Code that draws figures:

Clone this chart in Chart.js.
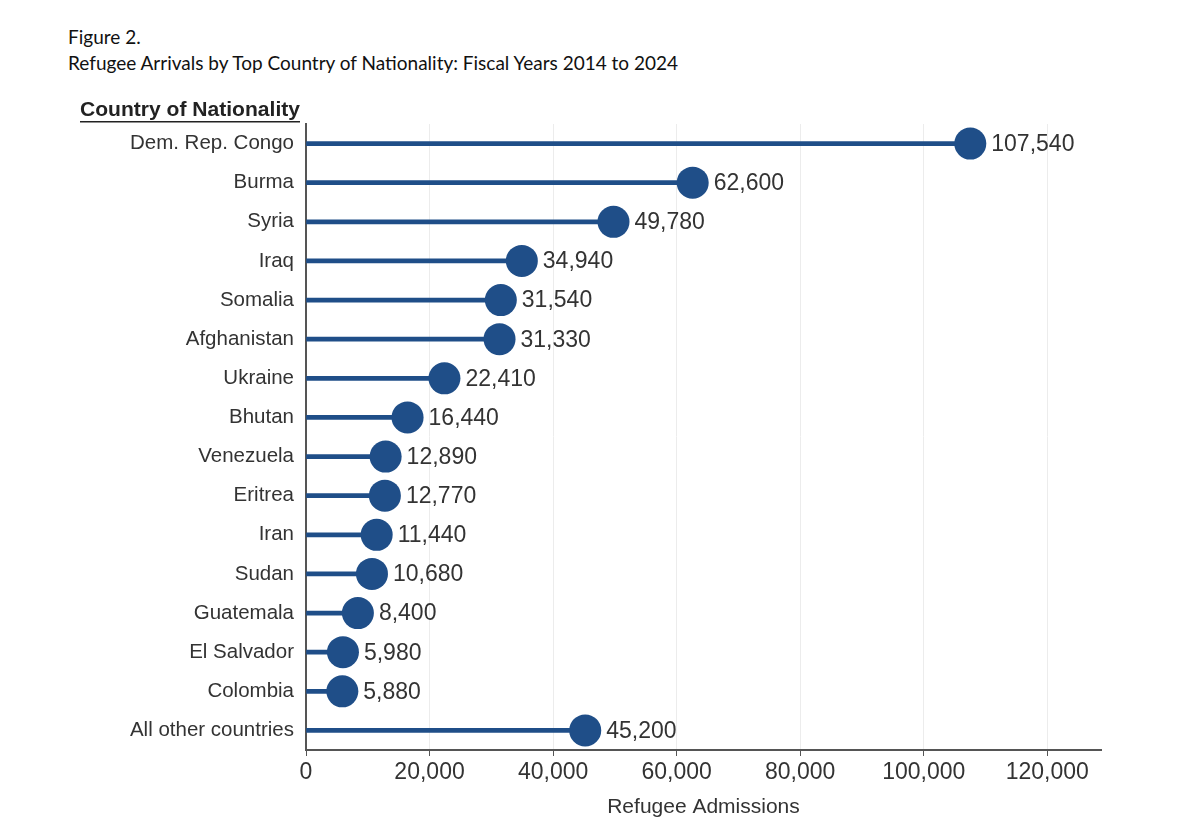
<!DOCTYPE html>
<html>
<head>
<meta charset="utf-8">
<script src="https://cdn.jsdelivr.net/npm/chart.js@4.4.1/dist/chart.umd.min.js"></script>
<style>
  body { margin: 0; background: #fff; }
  #wrap { position: relative; width: 1180px; height: 824px; }
  #graph { position: absolute; left: 0; top: 0; }
  .fig { position: absolute; left: 68px; font-family: Lato, "Noto Sans", sans-serif; color: #111; font-size: 19px; }
</style>
</head>
<body>
<div id="wrap">
  <div class="fig" style="top:25px">Figure 2.</div>
  <div class="fig" style="top:51px">Refugee Arrivals by Top Country of Nationality: Fiscal Years 2014 to 2024</div>
  <canvas id="graph" width="1180" height="824"></canvas>
</div>
<script>
const countries = ['Dem. Rep. Congo', 'Burma', 'Syria', 'Iraq', 'Somalia', 'Afghanistan', 'Ukraine', 'Bhutan',
    'Venezuela', 'Eritrea', 'Iran', 'Sudan', 'Guatemala', 'El Salvador', 'Colombia', 'All other countries'];
const admissions = [107540, 62600, 49780, 34940, 31540, 31330, 22410, 16440,
    12890, 12770, 11440, 10680, 8400, 5980, 5880, 45200];
const xTicks = [0, 20000, 40000, 60000, 80000, 100000, 120000];

const blue = '#1f4e88';
const font = '"Liberation Sans", Arial, sans-serif';

// value labels next to each dot + the y axis header
const labelPlugin = {
    id: 'labels',
    afterDatasetsDraw(chart) {
        const ctx = chart.ctx;
        const meta = chart.getDatasetMeta(1);
        ctx.save();
        ctx.font = '23px ' + font;
        ctx.fillStyle = '#333';
        ctx.textBaseline = 'middle';
        ctx.textAlign = 'left';
        meta.data.forEach((pt, i) => {
            ctx.fillText(admissions[i].toLocaleString('en-US'), pt.x + 21, pt.y + 1);
        });
        // header
        ctx.font = 'bold 21px ' + font;
        ctx.fillStyle = '#222';
        ctx.textAlign = 'right';
        const hx = 300, hy = 110;
        ctx.save();
        const w0 = ctx.measureText('Country of Nationality').width;
        ctx.translate(hx, 0);
        ctx.scale(220 / w0, 1);
        ctx.fillText('Country of Nationality', 0, hy);
        ctx.restore();
        ctx.fillRect(hx - 220, hy + 11, 220, 1.5);
        ctx.restore();
    }
};

const graph = document.getElementById('graph');
let chart = new Chart(graph, {
    data: {
        labels: countries,
        datasets: [{
            type: 'bar',
            data: admissions,
            backgroundColor: blue,
            barThickness: 4,
            order: 2
        }, {
            type: 'line',
            data: admissions,
            showLine: false,
            pointRadius: 16,
            pointHoverRadius: 16,
            pointBackgroundColor: blue,
            pointBorderColor: blue,
            pointBorderWidth: 0,
            order: 1
        }]
    },
    options: {
        indexAxis: 'y',
        responsive: false,
        animation: false,
        layout: { padding: { left: 0, top: 124, right: 79, bottom: 0 } },
        plugins: { legend: { display: false }, tooltip: { enabled: false } },
        scales: {
            x: {
                min: 0,
                max: 128700,
                afterBuildTicks(scale) { scale.ticks = xTicks.map(v => ({ value: v })); },
                afterFit(scale) { scale.height = 74; },
                grid: { color: '#ececec', lineWidth: 1, tickLength: 6, tickColor: '#555',
                    drawOnChartArea: true },
                border: { color: '#555', width: 2 },
                ticks: {
                    color: '#333',
                    padding: 3,
                    font: { family: font, size: 23 },
                    callback: v => v.toLocaleString('en-US')
                },
                title: {
                    display: true,
                    text: 'Refugee Admissions',
                    color: '#333',
                    padding: { top: 2 },
                    font: { family: font, size: 21 }
                }
            },
            y: {
                afterFit(scale) { scale.width = 306; },
                grid: { display: false },
                border: { color: '#555', width: 2 },
                ticks: {
                    color: '#333',
                    padding: 4,
                    font: { family: font, size: 20.5 }
                }
            }
        }
    },
    plugins: [labelPlugin]
});
</script>
</body>
</html>
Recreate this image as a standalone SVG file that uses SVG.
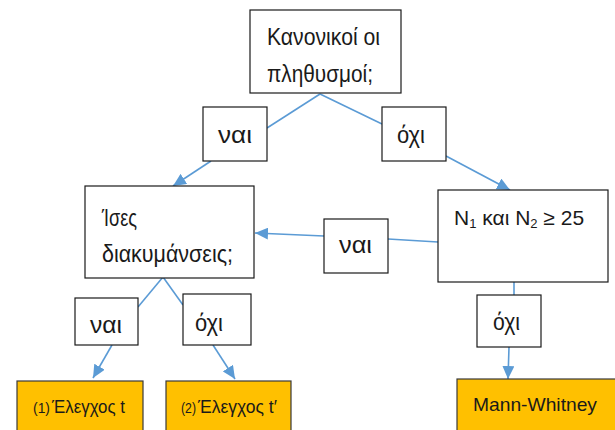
<svg xmlns="http://www.w3.org/2000/svg" width="615" height="430" viewBox="0 0 615 430">
<style>
.box{fill:#fff;stroke:#1a1a1a;stroke-width:1.2}
.res{fill:#FFC000;stroke:#3a3a3a;stroke-width:1.2}
.t{font-family:"Liberation Sans",Arial,sans-serif;fill:#1a1a1a}
.big{font-size:24px}
.lab{font-size:23px}
.mid{font-size:21px}
.sm{font-size:19px}
.xs{font-size:15px}
.sub{font-size:13px}
.c{stroke:#5B9BD5;stroke-width:1.6;fill:none}
.ca{stroke:#5B9BD5;stroke-width:1.6;fill:none;marker-end:url(#ah)}
</style>
<defs>
<marker id="ah" markerUnits="userSpaceOnUse" markerWidth="14" markerHeight="12" refX="13" refY="6" orient="auto">
<path d="M0,0 L13,6 L0,12 Z" fill="#5B9BD5"/>
</marker>
</defs>
<rect width="615" height="430" fill="#fff"/>
<g id="connectors">
<line class="c" x1="320" y1="94" x2="267" y2="128"/>
<line class="ca" x1="211" y1="161" x2="173" y2="186"/>
<line class="c" x1="320" y1="94" x2="382" y2="124"/>
<line class="ca" x1="446" y1="156" x2="510" y2="190"/>
<line class="c" x1="438" y1="242" x2="388" y2="239"/>
<line class="ca" x1="324" y1="236" x2="255" y2="233"/>
<line class="c" x1="163" y1="277" x2="138" y2="307"/>
<line class="ca" x1="112" y1="345" x2="93" y2="378"/>
<line class="c" x1="163" y1="277" x2="183" y2="305"/>
<line class="ca" x1="213" y1="345" x2="235" y2="379"/>
<line class="c" x1="514" y1="282" x2="514" y2="295"/>
<line class="ca" x1="509" y1="347" x2="508" y2="379"/>
</g>
<g id="n-normal">
<rect class="box" x="250" y="10" width="151" height="83"/>
<text class="t big" x="267" y="45" textLength="113" lengthAdjust="spacingAndGlyphs">Κανονικοί οι</text>
<text class="t big" x="267" y="82" textLength="106" lengthAdjust="spacingAndGlyphs">πληθυσμοί;</text>
</g>
<g id="l-yes1">
<rect class="box" x="203" y="107" width="64" height="54"/>
<text class="t lab" x="218" y="143" textLength="34" lengthAdjust="spacingAndGlyphs">ναι</text>
</g>
<g id="l-no1">
<rect class="box" x="382" y="107" width="64" height="54"/>
<text class="t lab" x="397" y="143" textLength="28" lengthAdjust="spacingAndGlyphs">όχι</text>
</g>
<g id="n-var">
<rect class="box" x="85" y="186" width="169" height="92"/>
<text class="t big" x="102" y="226" textLength="35" lengthAdjust="spacingAndGlyphs">Ίσες</text>
<text class="t big" x="102" y="262" textLength="131" lengthAdjust="spacingAndGlyphs">διακυμάνσεις;</text>
</g>
<g id="n-size">
<rect class="box" x="438" y="190" width="170" height="92"/>
<text class="t mid" x="454" y="225">N<tspan class="sub" dy="3">1</tspan><tspan dy="-3"> και N</tspan><tspan class="sub" dy="3">2</tspan><tspan dy="-3"> ≥ 25</tspan></text>
</g>
<g id="l-yes2">
<rect class="box" x="324" y="219" width="64" height="54"/>
<text class="t lab" x="339" y="253" textLength="33" lengthAdjust="spacingAndGlyphs">ναι</text>
</g>
<g id="l-yes3">
<rect class="box" x="75" y="298" width="63" height="47"/>
<text class="t lab" x="90" y="333" textLength="32" lengthAdjust="spacingAndGlyphs">ναι</text>
</g>
<g id="l-no3">
<rect class="box" x="183" y="294" width="68" height="51"/>
<text class="t lab" x="195" y="331" textLength="28" lengthAdjust="spacingAndGlyphs">όχι</text>
</g>
<g id="l-no2">
<rect class="box" x="477" y="295" width="64" height="52"/>
<text class="t lab" x="493" y="330" textLength="27" lengthAdjust="spacingAndGlyphs">όχι</text>
</g>
<g id="r-t">
<rect class="res" x="17" y="381" width="126" height="60"/>
<text class="t xs" x="33" y="413" textLength="17" lengthAdjust="spacingAndGlyphs">(1)</text>
<text class="t sm" x="52" y="413" textLength="73" lengthAdjust="spacingAndGlyphs">Έλεγχος t</text>
</g>
<g id="r-t2">
<rect class="res" x="166" y="381" width="125" height="60"/>
<text class="t xs" x="181" y="413" textLength="15" lengthAdjust="spacingAndGlyphs">(2)</text>
<text class="t sm" x="198" y="413" textLength="79" lengthAdjust="spacingAndGlyphs">Έλεγχος t′</text>
</g>
<g id="r-mw">
<rect class="res" x="457" y="379" width="170" height="62"/>
<text class="t sm" x="473" y="411" textLength="124" lengthAdjust="spacingAndGlyphs">Mann-Whitney</text>
</g>
</svg>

Required work -> Give only the number of lines in the material above that hold the word "this".

Written solution -> 2